Problem to solve: Retype the entries, please, from their first line to the line containing "13.2, 18.6, 58.2]", exactly and only those lines, minus the pictures.

Dataset:
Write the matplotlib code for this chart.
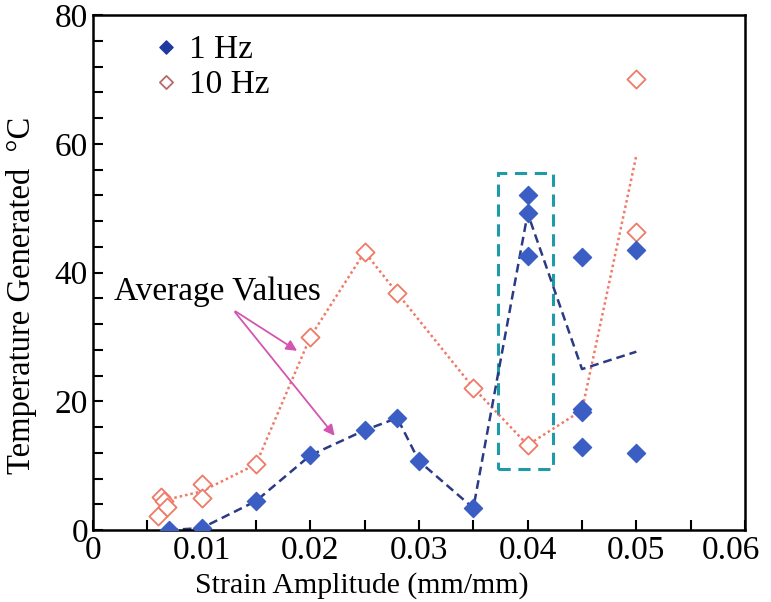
import matplotlib
matplotlib.use("Agg")
import matplotlib.pyplot as plt
from matplotlib.patches import Rectangle
from matplotlib.transforms import ScaledTranslation

plt.rcParams['font.family'] = ['Liberation Serif', 'DejaVu Serif']

# 1 Hz measurements
strain_1hz = [0.007, 0.010, 0.015, 0.020, 0.025, 0.028, 0.030, 0.035,
              0.040, 0.040, 0.040, 0.045, 0.045, 0.045, 0.045, 0.050, 0.050]
temp_1hz = [0.0, 0.3, 4.5, 11.6, 15.5, 17.4, 10.7, 3.4,
            52.0, 49.2, 42.6, 42.4, 18.8, 18.4, 12.9, 43.5, 12.0]

# 1 Hz average curve
avg_strain_1hz = [0.007, 0.010, 0.015, 0.020, 0.025, 0.028, 0.030, 0.035, 0.040, 0.045, 0.050]
avg_temp_1hz = [0.0, 0.3, 4.5, 11.6, 15.5, 17.4, 10.7, 3.4, 49.2, 25.0, 27.7]

# 10 Hz measurements
strain_10hz = [0.0060, 0.0063, 0.0065, 0.0068, 0.010, 0.010, 0.015, 0.020,
               0.025, 0.028, 0.035, 0.040, 0.050, 0.050]
temp_10hz = [2.2, 5.1, 4.5, 3.5, 7.2, 5.0, 10.2, 30.0,
             43.2, 36.8, 22.1, 13.2, 70.1, 46.3]

# 10 Hz average curve
avg_strain_10hz = [0.0065, 0.010, 0.015, 0.020, 0.025, 0.028, 0.035, 0.040, 0.045, 0.050]
avg_temp_10hz = [4.6, 6.0, 10.2, 30.0, 43.2, 36.8, 22.1, 13.2, 18.6, 58.2]

x_ticks = [0, 0.01, 0.02, 0.03, 0.04, 0.05, 0.06]
x_tick_labels = ['0', '0.01', '0.02', '0.03', '0.04', '0.05', '0.06']
y_ticks = [0, 20, 40, 60, 80]

blue = '#3a5ec4'
navy = '#2b3a85'
salmon = '#f07a68'

fig = plt.figure(figsize=(7.71, 6.02), dpi=100)
ax = fig.add_axes([0.1206, 0.1196, 0.8457, 0.8554])

ax.plot(avg_strain_10hz, avg_temp_10hz, linestyle=(0, (1, 1.2)), color=salmon, lw=1.8, zorder=2)
ax.plot(avg_strain_1hz, avg_temp_1hz, linestyle=(0, (3.5, 2)), color=navy, lw=1.8, zorder=2)

ax.scatter(strain_10hz, temp_10hz, marker='D', s=85, facecolors='white',
           edgecolors=salmon, linewidths=1.3, zorder=3)
ax.scatter(strain_1hz, temp_1hz, marker='D', s=85, color=blue, zorder=4)

# dashed box around the 0.04 group
ax.add_patch(Rectangle((0.0373, 9.5), 0.005, 45.9, fill=False,
                       edgecolor='#1f9aa8', lw=2.2, linestyle=(0, (4, 2.5)), zorder=1))

# legend entries
ax.scatter([0.0067], [75.0], marker='D', s=45, color='#1f3a9e', clip_on=False)
ax.scatter([0.0067], [69.6], marker='D', s=45, facecolors='white',
           edgecolors='#b86a6a', linewidths=1.3, clip_on=False)
ax.text(0.0088, 74.6, '1 Hz', fontsize=24, va='center', ha='left')
ax.text(0.0088, 69.1, '10 Hz', fontsize=24, va='center', ha='left')

# annotation with two arrows
arrow = dict(arrowstyle='-|>', color='#d455b0', lw=1.3, mutation_scale=16)
ax.annotate('', xy=(0.0190, 27.6), xytext=(0.0129, 34.2), arrowprops=arrow)
ax.annotate('', xy=(0.0224, 14.3), xytext=(0.0129, 34.2), arrowprops=arrow)
ax.text(0.0019, 37.0, 'Average Values', fontsize=24, va='center', ha='left')

ax.set_xlim(0, 0.06)
ax.set_ylim(0, 80)
ax.set_xticks(x_ticks)
ax.set_xticklabels(x_tick_labels)
ax.set_yticks(y_ticks)
ax.set_xticks([0.005 * i for i in range(13)], minor=True)
ax.set_yticks(list(range(0, 81, 4)), minor=True)
ax.tick_params(which='both', direction='in', length=7, width=1.5, labelsize=24,
               top=False, right=False)
ax.tick_params(axis='x', pad=4)

# pull the last x label inside the figure
last = ax.get_xticklabels()[-1]
last.set_transform(last.get_transform() + ScaledTranslation(-0.14, 0, fig.dpi_scale_trans))

for s in ax.spines.values():
    s.set_linewidth(1.8)

ax.set_xlabel('Strain Amplitude (mm/mm)', fontsize=21.5)
ax.xaxis.set_label_coords(0.412, -0.082)
ax.set_ylabel('Temperature Generated  \u00b0C', fontsize=23.5)
ax.yaxis.set_label_coords(-0.086, 0.455)

fig.savefig('out.png', dpi=100)
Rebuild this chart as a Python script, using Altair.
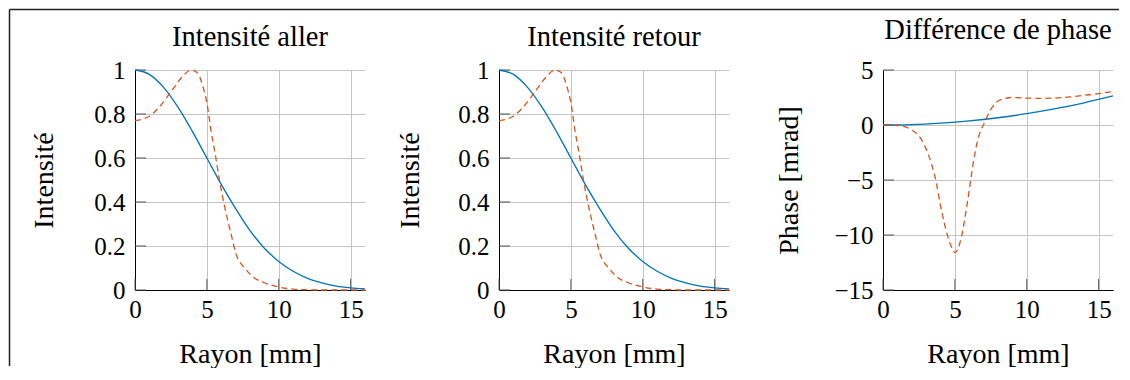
import altair as alt
import pandas as pd

FONT = "Liberation Serif"
BLUE = "#0072BD"
RED = "#D95319"
GRID = "#c4c4c4"
TICK = "#555555"

# ---- data ----
x_ticks = [0, 5, 10, 15]
int_ticks = [0, 0.2, 0.4, 0.6, 0.8, 1]
ph_ticks = [-15, -10, -5, 0, 5]

r_int_blue = [0, 1, 2, 3, 4, 5, 6, 7, 8, 9, 10, 11, 12, 13, 14, 15, 16]
int_blue = [1.0, 0.98, 0.92, 0.83, 0.72, 0.60, 0.48, 0.37, 0.27, 0.19, 0.13,
            0.085, 0.053, 0.032, 0.018, 0.010, 0.005]

r_int_red = [0, 1.0, 1.8, 2.6, 3.3, 3.9, 4.3, 4.7, 5.0, 5.3, 5.6, 5.9, 6.3, 6.7,
             7.0, 7.7, 8.3, 9.0, 9.9, 11.0, 12.0, 13.0, 16.0]
int_red = [0.77, 0.79, 0.84, 0.91, 0.97, 1.0, 0.99, 0.93, 0.85, 0.72, 0.61, 0.49,
           0.36, 0.25, 0.17, 0.095, 0.055, 0.033, 0.015, 0.004, 0.001, 0.0, 0.0]

r_ph_blue = [0, 2, 4, 6, 8, 10, 12, 14, 16]
ph_blue = [0, 0.04, 0.17, 0.37, 0.66, 1.03, 1.48, 2.02, 2.64]

r_ph_red = [0, 1.0, 1.5, 2.0, 2.5, 3.1, 3.7, 4.0, 4.5, 4.8, 5.0, 5.2, 5.45, 5.9,
            6.25, 6.6, 7.05, 7.5, 8.1, 9.0, 10.0, 11.0, 12.0, 13.0, 14.0, 15.0, 16.0]
ph_red = [0, -0.05, -0.15, -0.45, -1.0, -2.5, -5.2, -7.3, -10.1, -11.2, -11.6,
          -11.3, -10.2, -6.8, -3.7, -1.3, 0.2, 1.4, 2.25, 2.5, 2.45, 2.42, 2.45,
          2.55, 2.7, 2.85, 3.05]

titles = ["Intensité aller", "Intensité retour", "Différence de phase"]
y_titles = ["Intensité", "Intensité", "Phase [mrad]"]
x_title = "Rayon [mm]"

W, H = 230, 220
LABEL_SIZE = 25
TITLE_SIZE = 28.5
AXTITLE_SIZE = 28
one = pd.DataFrame({"k": [0]})


def make_panel(title, title_y, y_title, y_title_x, y_domain, y_ticks,
               rb, vb, rr, vr, extra=()):
    common = dict(format="~g", grid=True, gridColor=GRID, gridWidth=1,
                  ticks=False, labelFlush=False, labelOverlap=False,
                  labelFont=FONT, labelFontSize=LABEL_SIZE, labelColor="black",
                  titleFont=FONT, titleFontSize=AXTITLE_SIZE,
                  titleFontWeight="normal", titleColor="black",
                  domainColor="black", domainWidth=1,
                  titleBaseline="alphabetic")
    xenc = alt.X(
        "r:Q",
        scale=alt.Scale(domain=[0, 16], nice=False, zero=False),
        axis=alt.Axis(values=x_ticks, title=x_title, labelPadding=27,
                      labelBaseline="alphabetic", titleY=72, **common),
    )
    yenc = alt.Y(
        "v:Q",
        scale=alt.Scale(domain=y_domain, nice=False, zero=False),
        axis=alt.Axis(values=y_ticks, title=y_title, labelPadding=10,
                      titleX=y_title_x, **common),
    )
    yt = alt.Chart(pd.DataFrame({"v": y_ticks})).mark_rule(
        color=TICK, strokeWidth=1).encode(y=yenc, x=alt.value(0), x2=alt.value(11))
    xt = alt.Chart(pd.DataFrame({"r": x_ticks})).mark_rule(
        color=TICK, strokeWidth=1).encode(x=xenc, y=alt.value(H), y2=alt.value(H - 11))
    blue = alt.Chart(pd.DataFrame({"r": rb, "v": vb})).mark_line(
        color=BLUE, strokeWidth=1.3, interpolate="monotone").encode(x=xenc, y=yenc)
    red = alt.Chart(pd.DataFrame({"r": rr, "v": vr})).mark_line(
        color=RED, strokeWidth=1.3, strokeDash=[6, 4],
        interpolate="monotone").encode(x=xenc, y=yenc)
    ttl = alt.Chart(one).mark_text(
        font=FONT, fontSize=TITLE_SIZE, color="black", align="center",
        baseline="alphabetic").encode(
        x=alt.value(W / 2), y=alt.value(title_y), text=alt.value(title))
    return alt.layer(yt, xt, blue, red, ttl, *extra).properties(width=W, height=H)


left_border = alt.Chart(one).mark_rule(color="#222222", strokeWidth=1.5).encode(
    x=alt.value(-125.5), y=alt.value(-60.5), y2=alt.value(296))
top_border = alt.Chart(one).mark_rule(color="#222222", strokeWidth=1.5).encode(
    x=alt.value(-125.5), x2=alt.value(984), y=alt.value(-60.5))

p1 = make_panel(titles[0], -24.5, y_titles[0], -83, [0, 1], int_ticks,
                r_int_blue, int_blue, r_int_red, int_red,
                extra=(left_border, top_border))
p2 = make_panel(titles[1], -24.5, y_titles[1], -81, [0, 1], int_ticks,
                r_int_blue, int_blue, r_int_red, int_red)
p3 = make_panel(titles[2], -31, y_titles[2], -86, [-15, 5], ph_ticks,
                r_ph_blue, ph_blue, r_ph_red, ph_red)


def spacer(w):
    return alt.Chart(one).mark_point(opacity=0).encode(
        x=alt.value(0), y=alt.value(0)).properties(width=w, height=H)


chart = alt.hconcat(p1, spacer(134), p2, spacer(154), p3,
                    spacing=0, bounds="flush", padding=0).configure(
    background="white", font=FONT
).configure_view(
    stroke=None
)

chart.save("out.html", embed_options={"renderer": "svg", "actions": False})
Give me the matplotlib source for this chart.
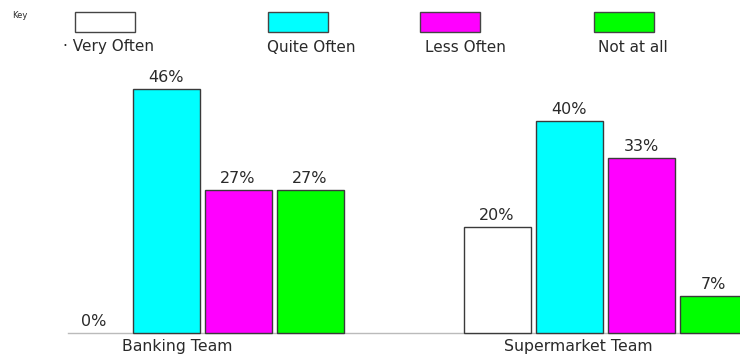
import matplotlib
matplotlib.use("Agg")
import matplotlib.pyplot as plt
from matplotlib.patches import Rectangle
import matplotlib.transforms as mtransforms

# Survey responses (% of each team)
teams = ["Banking Team", "Supermarket Team"]
responses = ["Very Often", "Quite Often", "Less Often", "Not at all"]
banking = [0, 46, 27, 27]
supermarket = [20, 40, 33, 7]
colors = ["#FFFFFF", "#00FFFF", "#FF00FF", "#00FF00"]

W, H = 740, 356
fig = plt.figure(figsize=(W / 100, H / 100), dpi=100)
fig.patch.set_facecolor("white")

base_px = 333
px_per_pct = 5.3
ax = fig.add_axes([0, (H - base_px) / H, 1, base_px / H])
ax.set_xlim(0, W)
ax.set_ylim(0, base_px / px_per_pct)
ax.axis("off")

group_centers = [202, 605]
slot = 72
bar_w = 67
edge = "#3a3a3a"
font = "DejaVu Sans"
txt = "#2a2a2a"

for g, vals in enumerate([banking, supermarket]):
    for j, v in enumerate(vals):
        x = group_centers[g] + (j - 1.5) * slot
        if v > 0:
            ax.bar(x, v, width=bar_w, color=colors[j], edgecolor=edge,
                   linewidth=1.0, zorder=2, clip_on=False)
        ax.annotate(f"{v}%", (x, v), xytext=(0, 3), textcoords="offset points",
                    ha="center", va="bottom", fontsize=11.5, color=txt,
                    family=font)

# baseline
ax.plot([68, W], [0, 0], color="#BBBBBB", lw=1.0, zorder=1, clip_on=False)

# team labels under the groups
trans = mtransforms.blended_transform_factory(ax.transData, fig.transFigure)
label_x = [177, 578]
for tx, name in zip(label_x, teams):
    ax.text(tx, 1 - 347 / H, name, transform=trans, ha="center", va="center",
            fontsize=11.3, color=txt, family=font)

# key
fig.text(12 / W, 1 - 16 / H, "Key", fontsize=6, color=txt,
         ha="left", va="center", family=font)
key_x = [75, 268, 420, 594]
text_x = [63, 267, 425, 598]
key_labels = ["\u00b7 Very Often", "Quite Often", "Less Often", "Not at all"]
for kx, tx, c, lab in zip(key_x, text_x, colors, key_labels):
    fig.patches.append(Rectangle((kx / W, 1 - 32 / H), 60 / W, 20 / H,
                                 transform=fig.transFigure, facecolor=c,
                                 edgecolor="#444444", linewidth=1.0))
    fig.text(tx / W, 1 - 47 / H, lab, fontsize=11, color=txt,
             ha="left", va="center", family=font)

fig.savefig("out.png", dpi=100, facecolor="white")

The response:
Write the matplotlib code for this chart.
import matplotlib
matplotlib.use("Agg")
import matplotlib.pyplot as plt
from matplotlib.patches import Rectangle
from matplotlib.transforms import ScaledTranslation

plt.rcParams['font.family'] = ['Liberation Serif', 'DejaVu Serif']

# 1 Hz measurements
strain_1hz = [0.007, 0.010, 0.015, 0.020, 0.025, 0.028, 0.030, 0.035,
              0.040, 0.040, 0.040, 0.045, 0.045, 0.045, 0.045, 0.050, 0.050]
temp_1hz = [0.0, 0.3, 4.5, 11.6, 15.5, 17.4, 10.7, 3.4,
            52.0, 49.2, 42.6, 42.4, 18.8, 18.4, 12.9, 43.5, 12.0]

# 1 Hz average curve
avg_strain_1hz = [0.007, 0.010, 0.015, 0.020, 0.025, 0.028, 0.030, 0.035, 0.040, 0.045, 0.050]
avg_temp_1hz = [0.0, 0.3, 4.5, 11.6, 15.5, 17.4, 10.7, 3.4, 49.2, 25.0, 27.7]

# 10 Hz measurements
strain_10hz = [0.0060, 0.0063, 0.0065, 0.0068, 0.010, 0.010, 0.015, 0.020,
               0.025, 0.028, 0.035, 0.040, 0.050, 0.050]
temp_10hz = [2.2, 5.1, 4.5, 3.5, 7.2, 5.0, 10.2, 30.0,
             43.2, 36.8, 22.1, 13.2, 70.1, 46.3]

# 10 Hz average curve
avg_strain_10hz = [0.0065, 0.010, 0.015, 0.020, 0.025, 0.028, 0.035, 0.040, 0.045, 0.050]
avg_temp_10hz = [4.6, 6.0, 10.2, 30.0, 43.2, 36.8, 22.1, 13.2, 18.6, 58.2]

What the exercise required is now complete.